“I hope you liked your signature.” The line got Donald Trump some chuckles as he recently addressed the crowd of a couple of hundred supporters (or maybe it was a million) at the Machine Shed restaurant in Urbandale, Iowa. Noting the large black ink stain on his pointing finger, the former president added somewhat bitterly that it would probably be there “for two weeks.”
It must be increasingly obvious, even to Mr. Trump, that actions have consequences. When he entered the Machine Shed, Trump noticed two men in the lobby, writing on their clipboards. In full campaign mode, he swooped down upon them, grabbed their clipboards and their Sharpie and without so much as a “howdy-do” or a “by-your-leave”, Trump signed his scribbly signature, while unwittingly blotting his forefinger and went on about his way.

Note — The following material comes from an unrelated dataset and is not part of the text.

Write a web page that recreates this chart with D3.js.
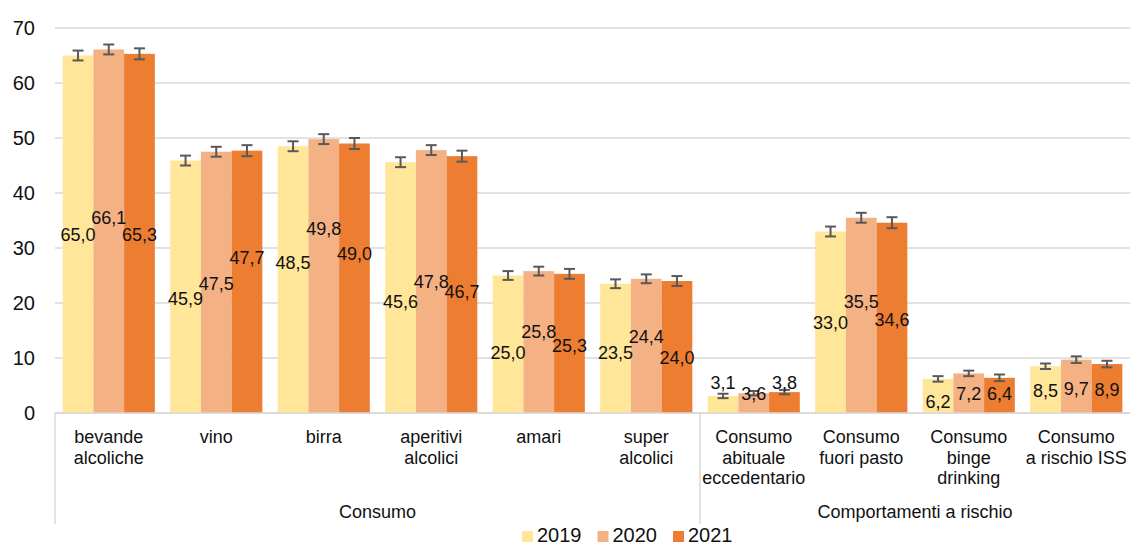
<!DOCTYPE html>
<html>
<head>
<meta charset="utf-8">
<script src="https://cdn.jsdelivr.net/npm/d3@7/dist/d3.min.js"></script>
<style>
    html, body { margin: 0; padding: 0; background: #fff; }
    svg text { font-family: "Liberation Sans", Arial, sans-serif; fill: #111; }
</style>
</head>
<body>
<div class="bar-content"></div>
<script>
// categorie (righe dell'etichetta) e gruppi
var categories = [
    ['bevande', 'alcoliche'], ['vino'], ['birra'], ['aperitivi', 'alcolici'], ['amari'],
    ['super', 'alcolici'], ['Consumo', 'abituale', 'eccedentario'], ['Consumo', 'fuori pasto'],
    ['Consumo', 'binge', 'drinking'], ['Consumo', 'a rischio ISS']
];
var groups = ['Consumo', 'Comportamenti a rischio'];
var groupSizes = [6, 4];
var years = ['2019', '2020', '2021'];

// valori (%)
var values2019 = [65.0, 45.9, 48.5, 45.6, 25.0, 23.5, 3.1, 33.0, 6.2, 8.5];
var values2020 = [66.1, 47.5, 49.8, 47.8, 25.8, 24.4, 3.6, 35.5, 7.2, 9.7];
var values2021 = [65.3, 47.7, 49.0, 46.7, 25.3, 24.0, 3.8, 34.6, 6.4, 8.9];

// semi-ampiezza intervalli di confidenza (stimati)
var err2019 = [0.9, 0.9, 0.9, 0.9, 0.8, 0.8, 0.4, 0.9, 0.5, 0.5];
var err2020 = [0.9, 0.9, 0.9, 0.9, 0.8, 0.8, 0.4, 0.9, 0.5, 0.6];
var err2021 = [1.0, 1.0, 1.0, 1.0, 0.9, 0.9, 0.4, 1.0, 0.6, 0.6];

var yTicks = [0, 10, 20, 30, 40, 50, 60, 70];

var seriesValues = [values2019, values2020, values2021];
var seriesErr = [err2019, err2020, err2021];
var colors = ['#FFE699', '#F4B183', '#ED7D31'];

// posizione verticale delle etichette dati (spostate a mano nell'originale), in unita' dell'asse y
var labelAt = [
    [32.4, 20.7, 27.3, 20.2, 10.9, 10.9, 5.5, 16.4, 2.0, 4.0],
    [35.5, 23.5, 33.5, 23.8, 14.7, 13.8, 3.6, 20.2, 3.6, 4.5],
    [32.4, 28.2, 28.9, 22.0, 12.2, 10.0, 5.6, 16.9, 3.6, 4.2]
];

var svgWidth = 1131,
    svgHeight = 545;
var plotLeft = 55,
    plotRight = 1130,
    plotTop = 28,
    plotBottom = 413;

var svg = d3.select('.bar-content')
    .append('svg')
    .attr('width', svgWidth)
    .attr('height', svgHeight);

var idx = d3.range(categories.length);

var x0 = d3.scaleBand()
    .domain(idx)
    .range([plotLeft, plotRight])
    .padding(0);
var x1 = d3.scaleBand()
    .domain(years)
    .range([0, x0.bandwidth()])
    .paddingInner(0)
    .paddingOuter(0.25);
var y = d3.scaleLinear()
    .domain([0, 70])
    .range([plotBottom, plotTop]);

// griglia orizzontale
svg.append('g')
    .selectAll('line')
    .data(yTicks)
    .enter()
    .append('line')
    .attr('x1', plotLeft)
    .attr('x2', plotRight)
    .attr('y1', function(d) { return y(d); })
    .attr('y2', function(d) { return y(d); })
    .style('stroke', '#d9d9d9')
    .style('stroke-width', 1.5);

// asse y
var yAxis = d3.axisLeft(y)
    .tickValues(yTicks)
    .tickSize(0)
    .tickPadding(20);
var yg = svg.append('g')
    .attr('transform', 'translate(' + plotLeft + ',0)')
    .call(yAxis);
yg.select('.domain').remove();
yg.selectAll('text')
    .style('font-size', '20px')
    .style('font-family', '"Liberation Sans", Arial, sans-serif')
    .attr('fill', '#111');

// barre
years.forEach(function(yr, s) {
    svg.append('g')
        .selectAll('rect')
        .data(seriesValues[s])
        .enter()
        .append('rect')
        .attr('x', function(d, i) { return x0(i) + x1(yr); })
        .attr('y', function(d) { return y(d); })
        .attr('width', x1.bandwidth())
        .attr('height', function(d) { return y(0) - y(d); })
        .style('fill', colors[s]);
});

// barre di errore
var capW = 11;
years.forEach(function(yr, s) {
    var g = svg.append('g')
        .style('stroke', '#595959')
        .style('stroke-width', 2);
    seriesValues[s].forEach(function(v, i) {
        var cx = x0(i) + x1(yr) + x1.bandwidth() / 2;
        var e = seriesErr[s][i];
        g.append('line').attr('x1', cx).attr('x2', cx).attr('y1', y(v + e)).attr('y2', y(v - e));
        g.append('line').attr('x1', cx - capW / 2).attr('x2', cx + capW / 2).attr('y1', y(v + e)).attr('y2', y(v + e));
        g.append('line').attr('x1', cx - capW / 2).attr('x2', cx + capW / 2).attr('y1', y(v - e)).attr('y2', y(v - e));
    });
});

// etichette dati
var fmt = function(v) { return d3.format('.1f')(v).replace('.', ','); };
years.forEach(function(yr, s) {
    svg.append('g')
        .selectAll('text')
        .data(seriesValues[s])
        .enter()
        .append('text')
        .attr('x', function(d, i) { return x0(i) + x1(yr) + x1.bandwidth() / 2; })
        .attr('y', function(d, i) { return y(labelAt[s][i]); })
        .attr('dy', '0.35em')
        .attr('text-anchor', 'middle')
        .style('font-size', '18px')
        .text(fmt);
});

// asse x
svg.append('line')
    .attr('x1', plotLeft).attr('x2', plotRight)
    .attr('y1', plotBottom).attr('y2', plotBottom)
    .style('stroke', '#d9d9d9')
    .style('stroke-width', 1.5);

var catLabels = svg.append('g');
categories.forEach(function(lines, i) {
    var t = catLabels.append('text')
        .attr('text-anchor', 'middle')
        .style('font-size', '18px');
    lines.forEach(function(l, k) {
        t.append('tspan')
            .attr('x', x0(i) + x0.bandwidth() / 2)
            .attr('y', 443 + k * 20.7)
            .text(l);
    });
});

// separatori e nomi dei gruppi
var start = 0;
groups.forEach(function(gName, gi) {
    var gx = x0(start);
    var gEnd = gi === groups.length - 1 ? plotRight : x0(start + groupSizes[gi]);
    svg.append('line')
        .attr('x1', gx).attr('x2', gx)
        .attr('y1', plotBottom).attr('y2', 524)
        .style('stroke', '#d9d9d9')
        .style('stroke-width', 1.5);
    svg.append('text')
        .attr('x', (gx + gEnd) / 2)
        .attr('y', 518)
        .attr('text-anchor', 'middle')
        .style('font-size', '18px')
        .text(gName);
    start += groupSizes[gi];
});

// legenda
var legend = svg.append('g')
    .attr('transform', 'translate(522, 0)');
years.forEach(function(yr, s) {
    var g = legend.append('g').attr('transform', 'translate(' + (s * 75.5) + ',0)');
    g.append('rect')
        .attr('x', 0).attr('y', 531)
        .attr('width', 11).attr('height', 11)
        .style('fill', colors[s]);
    g.append('text')
        .attr('x', 15)
        .attr('y', 542)
        .style('font-size', '20px')
        .text(yr);
});
</script>
</body>
</html>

Now I’m not saying that grabbing perfect strangers by the, um, clipboard is as bad as the behavior he bragged about in the “Access Hollywood” tape when he explained that he assaults women because he feels like it and because it is his right as a famous person. “I don’t even wait,” he told host Billy Bush. “And when you’re a star, they let you do it…. You can do anything.” Maybe the Urbandale guys were flattered that Donald J. Trump snatched their documents and scribbled on them. So what, if he was only using them as campaign props and to satisfy his own ego and his childish impulses? He’s a star so I guess they had to let him do it.
Of course, Trump’s former victim E. Jean Carroll did successfully sue him last month for $5 million. And now Carroll, author of the 2019 book “What Do We Need Men For?” along with niece Mary Trump, author of “How My Family Created the World’s Most Dangerous Man” are collaborating on a romance novel. You can’t make this stuff up.
Mr. Trump has long had a curious obsession with Sharpie pens. You might even call it a fetish. Remember “Sharpiegate”—when Trump crudely doctored a hurricane map with his Sharpie to show that Hurricane Dorian would hit Alabama because it was what he had falsely predicted although the National Weather Service said otherwise? He took so much heat for that cringeworthy forgery that he actually had the Sharpie company create a line of Trump brand markers bearing his signature scribbled in gold, looking like the seismograph of a minor earthquake and sold them for $15 for a set of five. (What a classy guy!)
Trump used a Sharpie to sign presidential documents, autographs, even a section of his $147 million unfinished boarder wall in Otay Mesa, California. During his first impeachment inquiry about extorting Ukraine, Trump’s speech notes, in thick black block letters were visible to all but the most bleary-eyed Washington press photographers. “I want nothing,” he wrote, “I want no quid pro quo. This is the final word from the pres.” (If only that were true….)
Now Trump is back on the campaign trail, studiously avoiding indelicate questions about his impending indictments while focusing on vital issues like low-flush toilets, his stolen election and the evils of Tik Tok. As Trump points at Ron DeSantis as a sanctimonious loser and Joe Biden as a doddering crook, the proof that he himself is an abuser of people and Sharpies alike is written all over his finger.